### Description of the task:
Reproduce the lines below exactly, from the one containing "Recreate this image" through the one containing "ratio_hi = [8.93, 12.54, 17.4, 2.43]", both included. Leave out any pictures.

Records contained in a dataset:
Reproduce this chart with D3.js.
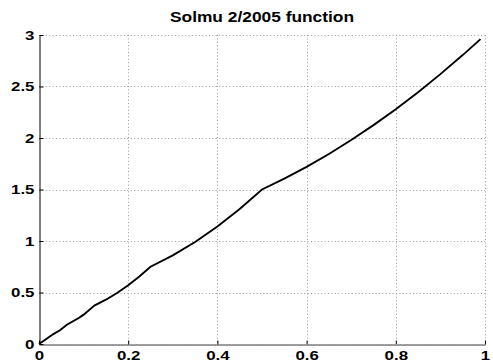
<!DOCTYPE html>
<html><head><meta charset="utf-8">
<script src="https://cdn.jsdelivr.net/npm/d3@7"></script>
<style>body{margin:0;background:#fff}svg{display:block}</style>
</head><body>
<svg id="c" width="493" height="363"></svg>
<script>
const title = "Solmu 2/2005 function";
const xTicks = [0, 0.2, 0.4, 0.6, 0.8, 1];
const yTicks = [0, 0.5, 1, 1.5, 2, 2.5, 3];
const xTickLabels = ["0", "0.2", "0.4", "0.6", "0.8", "1"];
const yTickLabels = ["0", "0.5", "1", "1.5", "2", "2.5", "3"];
const xs = [0, 0.015625, 0.03125, 0.047, 0.0625, 0.09, 0.1, 0.125, 0.15, 0.175, 0.2, 0.225, 0.25,
            0.3, 0.35, 0.4, 0.45, 0.5, 0.55, 0.6, 0.65, 0.7, 0.75, 0.8, 0.85, 0.9, 0.95, 0.99];
const ys = [0, 0.047, 0.094, 0.133, 0.1875, 0.255, 0.285, 0.375, 0.43, 0.495, 0.57, 0.655, 0.75,
            0.86, 0.99, 1.14, 1.31, 1.5, 1.605, 1.72, 1.845, 1.98, 2.125, 2.28, 2.445, 2.62, 2.805, 2.96];

const L = 39, R = 485, T = 35, B = 344;
const svg = d3.select("#c");
const x = d3.scaleLinear().domain([0, 1]).range([L, R]);
const y = d3.scaleLinear().domain([0, 3]).range([B, T]);
const font = "Liberation Sans, Arial, Helvetica, sans-serif";
const SX = 1.35;

// grid
const grid = svg.append("g").attr("stroke", "#9a9a9a").attr("stroke-width", 1)
  .attr("stroke-dasharray", "1,2.4").attr("fill", "none");
grid.selectAll("line.v").data(xTicks.filter(d => d > 0)).join("line")
  .attr("x1", d => Math.round(x(d)) + 0.5).attr("x2", d => Math.round(x(d)) + 0.5)
  .attr("y1", T).attr("y2", B);
grid.selectAll("line.h").data(yTicks.filter(d => d > 0)).join("line")
  .attr("x1", L).attr("x2", R)
  .attr("y1", d => Math.round(y(d)) + 0.5).attr("y2", d => Math.round(y(d)) + 0.5);

// axes
const xAxis = d3.axisBottom(x).tickValues(xTicks).tickFormat((d, i) => xTickLabels[i]).tickSizeInner(-4).tickSizeOuter(0);
const gx = svg.append("g").attr("transform", `translate(0,${B + 0.5})`).call(xAxis);
gx.select(".domain").attr("stroke", "#333");
gx.selectAll(".tick line").attr("stroke", "#000");
gx.selectAll("text").attr("font-family", font).attr("font-weight", "bold").attr("font-size", 12.5).attr("fill", "#000")
  .attr("y", 0).attr("dy", null).attr("transform", `translate(0,15.5) scale(${SX},1)`);
svg.append("line").attr("x1", L).attr("x2", R).attr("y1", B + 0.5).attr("y2", B + 0.5)
  .attr("stroke", "#aaa").attr("stroke-dasharray", "1,2");

const yAxis = d3.axisLeft(y).tickValues(yTicks).tickFormat((d, i) => yTickLabels[i]).tickSizeInner(-4).tickSizeOuter(0);
const gy = svg.append("g").attr("transform", `translate(${L + 0.5},0)`).call(yAxis);
gy.select(".domain").attr("stroke", "#000");
gy.selectAll(".tick line").attr("stroke", "#000");
gy.selectAll("text").attr("font-family", font).attr("font-weight", "bold").attr("font-size", 12.5).attr("fill", "#000")
  .attr("x", 0).attr("dy", "0.35em").attr("transform", `translate(-5,0) scale(${SX},1)`);

// curve
const pts = xs.map((d, i) => [d, ys[i]]);
svg.append("path").datum(pts)
  .attr("d", d3.line().x(d => x(d[0])).y(d => y(d[1])))
  .attr("fill", "none").attr("stroke", "#000").attr("stroke-width", 1.9);

// title
svg.append("text").attr("transform", `translate(${(L + R) / 2},22) scale(1.12,1)`).attr("text-anchor", "middle")
  .attr("font-family", font).attr("font-weight", "bold").attr("font-size", 15.5).text(title);
</script>
</body></html>
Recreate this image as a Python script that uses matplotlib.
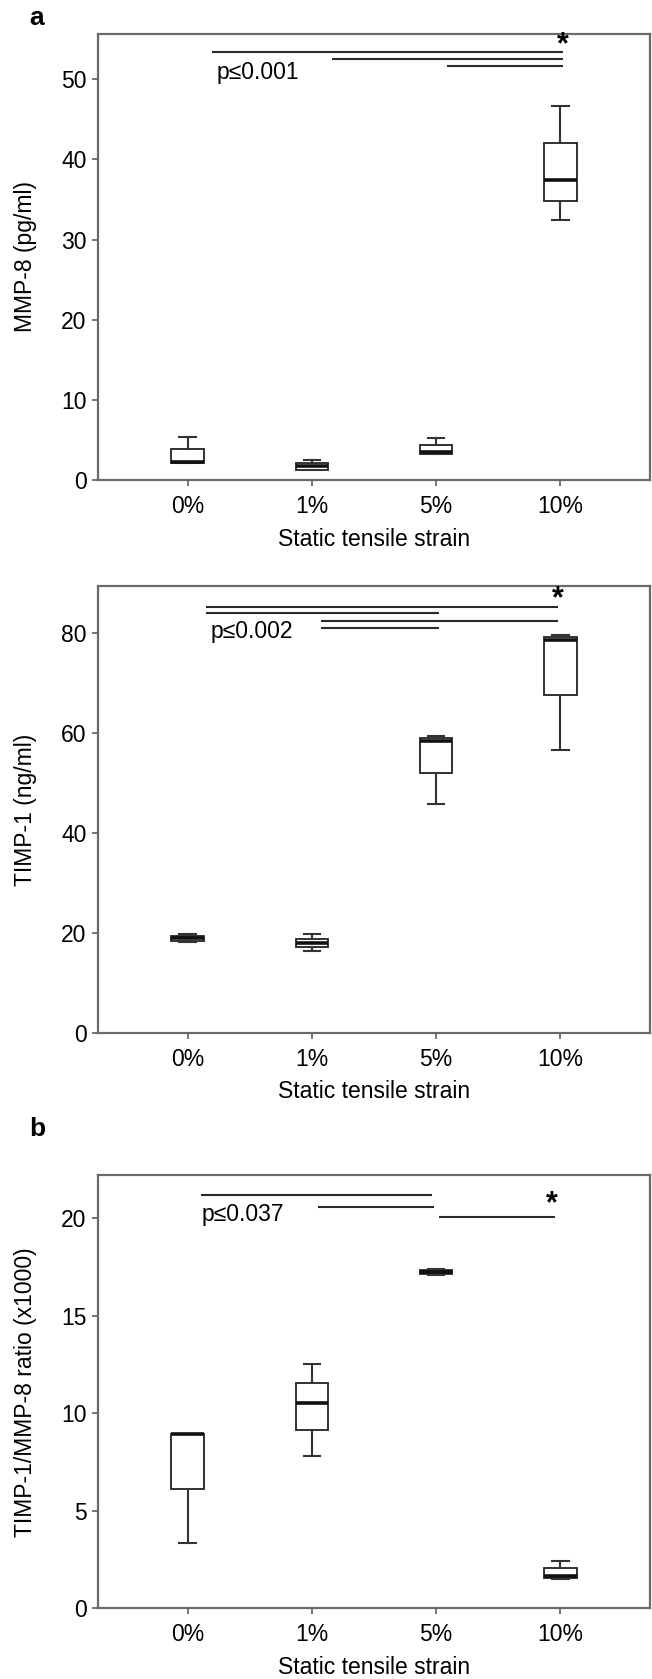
import matplotlib
matplotlib.use('Agg')
import matplotlib.pyplot as plt

plt.rcParams['font.family'] = ['Liberation Sans', 'DejaVu Sans']

categories = ['0%', '1%', '5%', '10%']

# MMP-8 (pg/ml): whisker low, Q1, median, Q3, whisker high
mmp8_lo = [2.1, 1.2, 3.3, 32.4]
mmp8_q1 = [2.14, 1.26, 3.3, 34.8]
mmp8_med = [2.2, 1.76, 3.45, 37.4]
mmp8_q3 = [3.86, 2.17, 4.4, 42.0]
mmp8_hi = [5.36, 2.5, 5.28, 46.7]

# TIMP-1 (ng/ml)
timp_lo = [18.2, 16.4, 45.7, 56.5]
timp_q1 = [18.4, 17.1, 52.0, 67.5]
timp_med = [19.0, 18.0, 58.4, 78.5]
timp_q3 = [19.3, 18.7, 58.9, 79.1]
timp_hi = [19.8, 19.7, 59.3, 79.5]

# TIMP-1/MMP-8 ratio (x1000)
ratio_lo = [3.36, 7.81, 17.1, 1.5]
ratio_q1 = [6.12, 9.16, 17.14, 1.57]
ratio_med = [8.92, 10.51, 17.25, 1.67]
ratio_q3 = [8.92, 11.54, 17.35, 2.05]
ratio_hi = [8.93, 12.54, 17.4, 2.43]

# significance bars: start, end, height
mmp8_bar_x0 = [0.20, 1.16, 2.09]
mmp8_bar_x1 = [3.02, 3.02, 3.02]
mmp8_bar_y = [53.4, 52.5, 51.6]

timp_bar_x0 = [0.15, 0.15, 1.07, 1.07]
timp_bar_x1 = [2.98, 2.02, 2.98, 2.02]
timp_bar_y = [85.2, 83.9, 82.4, 80.9]

ratio_bar_x0 = [0.11, 1.05, 2.02]
ratio_bar_x1 = [1.97, 1.98, 2.96]
ratio_bar_y = [21.2, 20.6, 20.05]

SPINE = '#6a6a6a'
FS = 16.5


def draw_panel(ax, lo, q1, med, q3, hi, ylim, yticks, ylabel,
               bx0, bx1, by, star_xy, ptext, ptext_xy):
    stats = []
    for i in range(len(categories)):
        stats.append(dict(whislo=lo[i], q1=q1[i], med=med[i], q3=q3[i],
                          whishi=hi[i], fliers=[]))
    ax.bxp(stats, positions=range(len(categories)), widths=0.26,
           capwidths=0.13, showfliers=False, patch_artist=True,
           boxprops=dict(facecolor='white', edgecolor='#222222', linewidth=1.3),
           medianprops=dict(color='#111111', linewidth=2.6),
           whiskerprops=dict(color='#333333', linewidth=1.5),
           capprops=dict(color='#333333', linewidth=1.5))
    for x0, x1, y in zip(bx0, bx1, by):
        ax.plot([x0, x1], [y, y], color='#2a2a2a', linewidth=1.5,
                solid_capstyle='butt')
    ax.text(star_xy[0], star_xy[1], '*', fontsize=22, fontweight='bold',
            ha='center', va='center')
    ax.text(ptext_xy[0], ptext_xy[1], ptext, fontsize=FS, ha='left',
            va='center')
    ax.set_xlim(-0.72, 3.72)
    ax.set_ylim(*ylim)
    ax.set_yticks(yticks)
    ax.set_xticks(range(len(categories)))
    ax.set_xticklabels(categories)
    ax.set_ylabel(ylabel, fontsize=FS)
    ax.yaxis.set_label_coords(-0.132, 0.5)
    ax.yaxis.label.set_verticalalignment('center')
    ax.set_xlabel('Static tensile strain', fontsize=FS, labelpad=7)
    ax.tick_params(axis='x', length=4.3, width=1.3, color=SPINE, pad=6.5,
                   labelsize=FS)
    ax.tick_params(axis='y', length=4.3, width=1.3, color=SPINE, pad=4,
                   labelsize=FS)
    for s in ax.spines.values():
        s.set_color(SPINE)
        s.set_linewidth(1.6)


fig = plt.figure(figsize=(6.52, 16.79), dpi=100)
ax1 = fig.add_axes([0.1503, 0.7141, 0.8466, 0.2659])
ax2 = fig.add_axes([0.1503, 0.3849, 0.8466, 0.2660])
ax3 = fig.add_axes([0.1503, 0.0421, 0.8466, 0.2578])

draw_panel(ax1, mmp8_lo, mmp8_q1, mmp8_med, mmp8_q3, mmp8_hi,
           (0, 55.7), [0, 10, 20, 30, 40, 50], 'MMP-8 (pg/ml)',
           mmp8_bar_x0, mmp8_bar_x1, mmp8_bar_y, (3.02, 54.3),
           'p≤0.001', (0.23, 50.9))
draw_panel(ax2, timp_lo, timp_q1, timp_med, timp_q3, timp_hi,
           (0, 89.3), [0, 20, 40, 60, 80], 'TIMP-1 (ng/ml)',
           timp_bar_x0, timp_bar_x1, timp_bar_y, (2.98, 86.6),
           'p≤0.002', (0.185, 80.2))
draw_panel(ax3, ratio_lo, ratio_q1, ratio_med, ratio_q3, ratio_hi,
           (0, 22.2), [0, 5, 10, 15, 20], 'TIMP-1/MMP-8 ratio (x1000)',
           ratio_bar_x0, ratio_bar_x1, ratio_bar_y, (2.93, 20.7),
           'p≤0.037', (0.11, 20.2))

fig.text(29 / 652, 1 - 18 / 1679, 'a', fontsize=19, fontweight='bold',
         ha='left', va='center')
fig.text(29 / 652, 1 - 1129 / 1679, 'b', fontsize=19, fontweight='bold',
         ha='left', va='center')

fig.savefig('out.png', dpi=100)
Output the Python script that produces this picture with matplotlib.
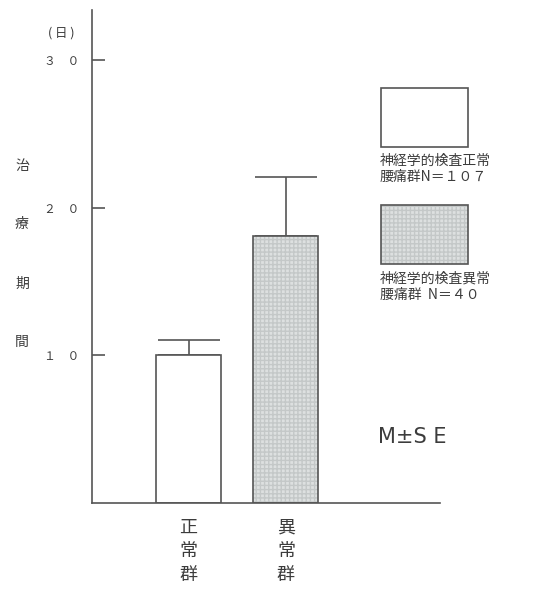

### Full answer:
Recreate this image as a Python script that uses matplotlib.
import matplotlib
matplotlib.use('Agg')
import matplotlib.pyplot as plt

plt.rcParams['font.family'] = ['Liberation Sans', 'DejaVu Sans']

categories = ['0%', '1%', '5%', '10%']

# MMP-8 (pg/ml): whisker low, Q1, median, Q3, whisker high
mmp8_lo = [2.1, 1.2, 3.3, 32.4]
mmp8_q1 = [2.14, 1.26, 3.3, 34.8]
mmp8_med = [2.2, 1.76, 3.45, 37.4]
mmp8_q3 = [3.86, 2.17, 4.4, 42.0]
mmp8_hi = [5.36, 2.5, 5.28, 46.7]

# TIMP-1 (ng/ml)
timp_lo = [18.2, 16.4, 45.7, 56.5]
timp_q1 = [18.4, 17.1, 52.0, 67.5]
timp_med = [19.0, 18.0, 58.4, 78.5]
timp_q3 = [19.3, 18.7, 58.9, 79.1]
timp_hi = [19.8, 19.7, 59.3, 79.5]

# TIMP-1/MMP-8 ratio (x1000)
ratio_lo = [3.36, 7.81, 17.1, 1.5]
ratio_q1 = [6.12, 9.16, 17.14, 1.57]
ratio_med = [8.92, 10.51, 17.25, 1.67]
ratio_q3 = [8.92, 11.54, 17.35, 2.05]
ratio_hi = [8.93, 12.54, 17.4, 2.43]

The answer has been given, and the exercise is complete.